**Exercise details**. Gather each line of the records where "Clone" appears.

**Raw records**.
▽

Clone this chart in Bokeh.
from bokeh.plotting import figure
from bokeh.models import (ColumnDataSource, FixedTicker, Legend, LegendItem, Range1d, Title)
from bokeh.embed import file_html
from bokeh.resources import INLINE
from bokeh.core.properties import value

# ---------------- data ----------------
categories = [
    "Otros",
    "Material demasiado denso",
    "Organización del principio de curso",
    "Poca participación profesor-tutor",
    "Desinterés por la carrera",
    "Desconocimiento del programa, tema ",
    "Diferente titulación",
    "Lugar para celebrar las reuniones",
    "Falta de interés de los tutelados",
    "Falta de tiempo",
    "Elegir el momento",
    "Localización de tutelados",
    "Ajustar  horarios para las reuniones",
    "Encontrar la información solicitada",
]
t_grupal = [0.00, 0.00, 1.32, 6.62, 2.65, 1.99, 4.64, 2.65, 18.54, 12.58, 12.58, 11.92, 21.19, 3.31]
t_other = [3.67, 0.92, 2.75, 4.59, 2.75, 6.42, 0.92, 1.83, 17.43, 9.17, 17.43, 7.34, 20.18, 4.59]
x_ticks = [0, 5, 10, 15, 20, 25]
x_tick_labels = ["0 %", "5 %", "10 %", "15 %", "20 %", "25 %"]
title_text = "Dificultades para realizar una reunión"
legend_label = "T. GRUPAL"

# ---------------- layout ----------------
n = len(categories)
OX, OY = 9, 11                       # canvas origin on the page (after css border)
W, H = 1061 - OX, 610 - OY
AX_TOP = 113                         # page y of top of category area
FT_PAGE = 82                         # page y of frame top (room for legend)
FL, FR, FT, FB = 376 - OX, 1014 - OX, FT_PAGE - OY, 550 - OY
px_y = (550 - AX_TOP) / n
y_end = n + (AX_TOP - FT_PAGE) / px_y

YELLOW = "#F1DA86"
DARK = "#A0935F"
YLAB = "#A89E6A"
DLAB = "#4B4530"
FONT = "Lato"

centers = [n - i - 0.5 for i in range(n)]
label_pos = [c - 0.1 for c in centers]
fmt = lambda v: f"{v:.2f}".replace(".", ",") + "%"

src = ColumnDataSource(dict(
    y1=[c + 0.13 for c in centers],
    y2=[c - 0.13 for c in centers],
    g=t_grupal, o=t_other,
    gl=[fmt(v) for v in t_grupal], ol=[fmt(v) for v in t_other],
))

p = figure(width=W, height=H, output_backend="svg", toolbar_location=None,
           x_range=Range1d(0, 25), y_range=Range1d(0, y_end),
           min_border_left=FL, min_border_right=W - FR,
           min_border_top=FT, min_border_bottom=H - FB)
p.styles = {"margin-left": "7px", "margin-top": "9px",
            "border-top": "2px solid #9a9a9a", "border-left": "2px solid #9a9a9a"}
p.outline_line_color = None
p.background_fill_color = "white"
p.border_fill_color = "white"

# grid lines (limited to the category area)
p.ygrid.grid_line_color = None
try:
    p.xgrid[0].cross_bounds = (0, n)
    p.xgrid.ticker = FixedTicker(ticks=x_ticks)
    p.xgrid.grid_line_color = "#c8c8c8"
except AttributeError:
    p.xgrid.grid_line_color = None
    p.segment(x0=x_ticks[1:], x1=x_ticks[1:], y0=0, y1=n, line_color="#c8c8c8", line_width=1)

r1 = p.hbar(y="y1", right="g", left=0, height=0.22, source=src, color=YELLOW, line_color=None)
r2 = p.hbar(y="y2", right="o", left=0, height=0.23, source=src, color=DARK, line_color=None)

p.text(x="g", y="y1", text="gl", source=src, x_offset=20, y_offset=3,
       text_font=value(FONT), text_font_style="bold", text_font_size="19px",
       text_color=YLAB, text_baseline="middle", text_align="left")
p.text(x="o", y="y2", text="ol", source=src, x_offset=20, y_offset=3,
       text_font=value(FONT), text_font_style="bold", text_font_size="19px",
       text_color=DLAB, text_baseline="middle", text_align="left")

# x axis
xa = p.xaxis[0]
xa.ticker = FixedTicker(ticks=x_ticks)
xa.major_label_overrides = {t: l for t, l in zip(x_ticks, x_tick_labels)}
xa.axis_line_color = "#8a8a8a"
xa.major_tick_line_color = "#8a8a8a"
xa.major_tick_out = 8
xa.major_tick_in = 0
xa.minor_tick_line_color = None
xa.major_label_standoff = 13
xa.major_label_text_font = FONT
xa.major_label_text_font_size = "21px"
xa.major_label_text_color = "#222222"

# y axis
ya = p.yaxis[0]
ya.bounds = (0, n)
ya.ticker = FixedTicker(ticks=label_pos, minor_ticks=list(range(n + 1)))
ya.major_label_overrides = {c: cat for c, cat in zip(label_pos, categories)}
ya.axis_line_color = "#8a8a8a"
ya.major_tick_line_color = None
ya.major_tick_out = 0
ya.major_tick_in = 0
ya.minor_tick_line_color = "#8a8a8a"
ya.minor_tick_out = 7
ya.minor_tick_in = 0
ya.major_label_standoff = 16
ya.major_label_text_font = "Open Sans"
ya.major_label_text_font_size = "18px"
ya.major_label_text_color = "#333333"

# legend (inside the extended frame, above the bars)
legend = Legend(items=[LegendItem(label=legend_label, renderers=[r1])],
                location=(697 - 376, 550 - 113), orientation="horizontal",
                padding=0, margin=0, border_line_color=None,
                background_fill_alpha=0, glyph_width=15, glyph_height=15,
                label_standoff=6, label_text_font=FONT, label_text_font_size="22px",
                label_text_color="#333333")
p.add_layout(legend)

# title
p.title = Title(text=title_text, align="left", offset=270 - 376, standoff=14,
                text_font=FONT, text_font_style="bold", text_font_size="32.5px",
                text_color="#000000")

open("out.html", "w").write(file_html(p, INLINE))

△
▽

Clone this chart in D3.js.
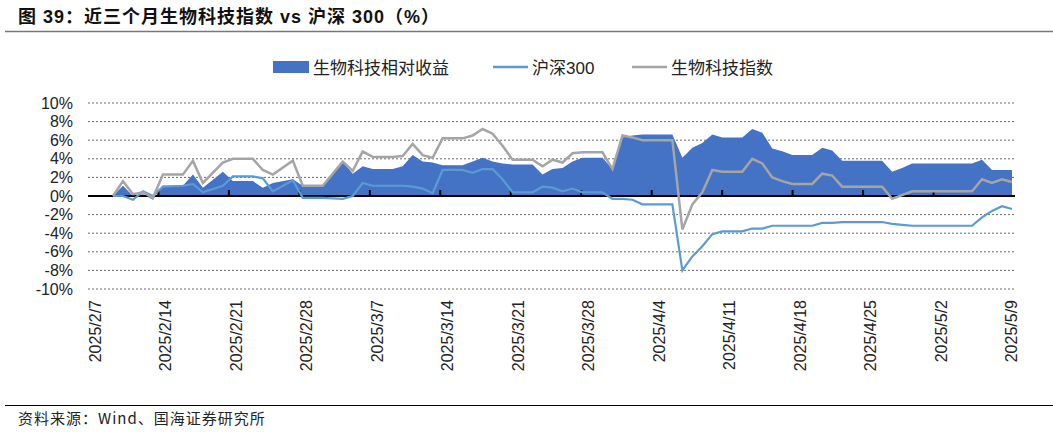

△

**Solution for this problem**.
Clone this chart in Bokeh.
Clone this chart in D3.js.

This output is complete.